Start of Extracted data

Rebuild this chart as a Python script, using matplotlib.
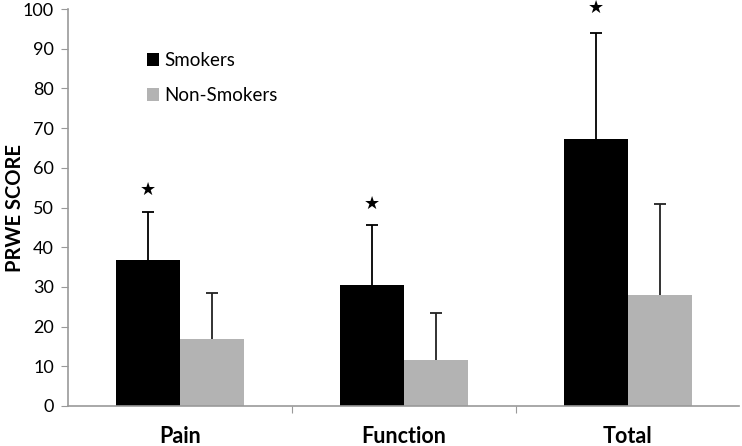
import matplotlib
matplotlib.use("Agg")
import matplotlib.pyplot as plt
import numpy as np

categories = ["Pain", "Function", "Total"]
smokers = [36.8, 30.4, 67.2]
smokers_err = [12.0, 15.1, 26.7]
non_smokers = [17.0, 11.5, 28.0]
non_smokers_err = [11.5, 11.9, 23.0]
star_y = [54.4, 51.0, 100.2]
yticks = list(range(0, 101, 10))

plt.rcParams['font.family'] = ['Lato', 'DejaVu Sans']

fig = plt.figure(figsize=(7.42, 4.46), dpi=100)
ax = fig.add_axes([0.0916, 0.0897, 0.905, 0.89])

x = np.arange(len(categories))
w = 0.286
ax.bar(x - w/2, smokers, w, color='black', label='Smokers', zorder=2)
ax.bar(x + w/2, non_smokers, w, color='#b3b3b3', label='Non-Smokers', zorder=2)

cap = 0.027
for xs, vals, errs, col in [(x - w/2, smokers, smokers_err, 'black'),
                            (x + w/2, non_smokers, non_smokers_err, '#222222')]:
    tops = np.array(vals) + np.array(errs)
    ax.vlines(xs, vals, tops, color=col, linewidth=1.3, zorder=3)
    ax.hlines(tops, xs - cap, xs + cap, color=col, linewidth=1.3, zorder=3)

for xi, sy in zip(x - w/2, star_y):
    ax.text(xi, sy, "★", ha='center', va='center', fontsize=13,
            family=['DejaVu Sans'], color='black')

ax.set_xlim(-0.5, 2.5)
ax.set_ylim(0, 100)
ax.set_yticks(yticks)
ax.set_yticklabels([str(v) for v in yticks], fontsize=13)
ax.set_xticks([0.5, 1.5])
ax.set_xticklabels([])
ax.tick_params(axis='x', length=5, color='#999999', direction='out')
ax.tick_params(axis='y', length=5, color='#999999', direction='out', pad=5)
for i, c in enumerate(categories):
    ax.text(i, -9.2, c, ha='center', va='baseline', fontsize=15.5, fontweight='bold')
ax.set_ylabel("PRWE SCORE", fontsize=14.5, fontweight='bold')
ax.yaxis.set_label_coords(-0.064, 0.5)

for s in ['top', 'right']:
    ax.spines[s].set_visible(False)
for s in ['left', 'bottom']:
    ax.spines[s].set_color('#999999')
    ax.spines[s].set_linewidth(1.2)

leg = ax.legend(loc='upper left', bbox_to_anchor=(0.093, 0.935), frameon=False,
                fontsize=13.5, handlelength=0.6, handleheight=0.7, handletextpad=0.3,
                labelspacing=1.0)

fig.savefig("out.png", dpi=100)
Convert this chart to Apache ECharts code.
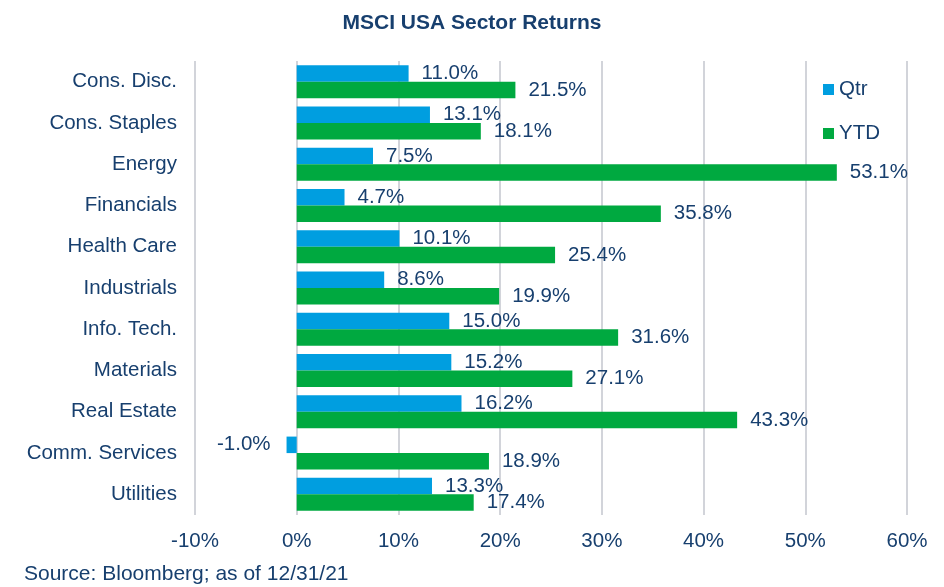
<!DOCTYPE html>
<html>
<head>
<meta charset="utf-8">
<script src="https://cdn.jsdelivr.net/npm/echarts@6/dist/echarts.min.js"></script>
<style>
  html, body { margin: 0; padding: 0; background: #fff; }
  #chart { width: 944px; height: 587px; }
</style>
</head>
<body>
<div id="chart"></div>
<script>
// sector returns, Q4 2021
const sectors = ['Cons. Disc.', 'Cons. Staples', 'Energy', 'Financials', 'Health Care',
  'Industrials', 'Info. Tech.', 'Materials', 'Real Estate', 'Comm. Services', 'Utilities'];
const qtrReturns = [11.0, 13.1, 7.5, 4.7, 10.1, 8.6, 15.0, 15.2, 16.2, -1.0, 13.3];
const ytdReturns = [21.5, 18.1, 53.1, 35.8, 25.4, 19.9, 31.6, 27.1, 43.3, 18.9, 17.4];
const tickLabels = ['-10%', '0%', '10%', '20%', '30%', '40%', '50%', '60%'];

const navy = '#173F6E';
const font = 'Liberation Sans, Arial, sans-serif';
const fs = 20.5;

const chart = echarts.init(document.getElementById('chart'));

// negative bars get their label on the left
function withLabels(values) {
  return values.map(v => v < 0
    ? { value: v, label: { position: 'left', distance: 16 } }
    : v);
}

const labelStyle = {
  show: true,
  position: 'right',
  distance: 13,
  color: navy,
  fontSize: fs,
  fontFamily: font,
  formatter: p => p.value.toFixed(1) + '%'
};

chart.setOption({
  animation: false,
  title: {
    text: 'MSCI USA Sector Returns',
    left: 'center',
    top: 8,
    textStyle: { color: navy, fontSize: 21, fontWeight: 'bold', fontFamily: font }
  },
  graphic: [{
    type: 'text',
    left: 24,
    top: 564,
    style: { text: 'Source: Bloomberg; as of 12/31/21', fill: navy, fontSize: 21, fontFamily: font }
  }],
  legend: {
    orient: 'vertical',
    left: 818,
    top: 74,
    itemWidth: 11,
    itemHeight: 11,
    itemGap: 23,
    icon: 'rect',
    textStyle: { color: navy, fontSize: fs, fontFamily: font },
    data: ['Qtr', 'YTD']
  },
  grid: { left: 195, right: 37, top: 61, bottom: 72 },
  xAxis: {
    type: 'value',
    min: -10,
    max: 60,
    interval: 10,
    axisLine: { show: false },
    axisTick: { show: false },
    splitLine: { lineStyle: { color: '#C3C6CE', width: 1.5 } },
    axisLabel: {
      color: navy,
      fontSize: fs,
      fontFamily: font,
      margin: 16,
      formatter: v => tickLabels[Math.round((v + 10) / 10)]
    }
  },
  yAxis: {
    type: 'category',
    inverse: true,
    data: sectors,
    axisLine: { show: false },
    axisTick: { show: false },
    axisLabel: { color: navy, fontSize: fs, fontFamily: font, margin: 18 }
  },
  series: [
    {
      name: 'Qtr',
      type: 'bar',
      data: withLabels(qtrReturns),
      itemStyle: { color: '#009EE0' },
      barGap: '0%',
      barCategoryGap: '20%',
      label: labelStyle
    },
    {
      name: 'YTD',
      type: 'bar',
      data: withLabels(ytdReturns),
      itemStyle: { color: '#00A940' },
      barGap: '0%',
      barCategoryGap: '20%',
      label: labelStyle
    }
  ]
});
</script>
</body>
</html>
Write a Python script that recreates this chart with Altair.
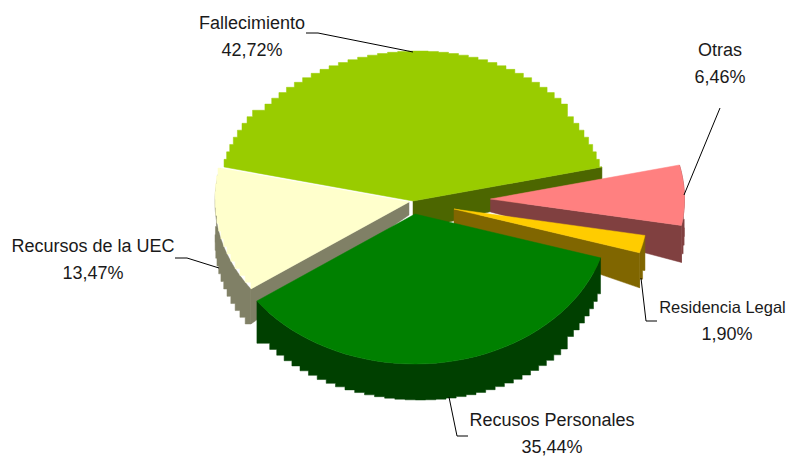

End of Extracted data

# Objective:
Go through the preceding material and copy each line that has the word "matplotlib".

# Worked solution:
Rebuild this chart as a Python script, using matplotlib.
import matplotlib
matplotlib.use("Agg")
import matplotlib.pyplot as plt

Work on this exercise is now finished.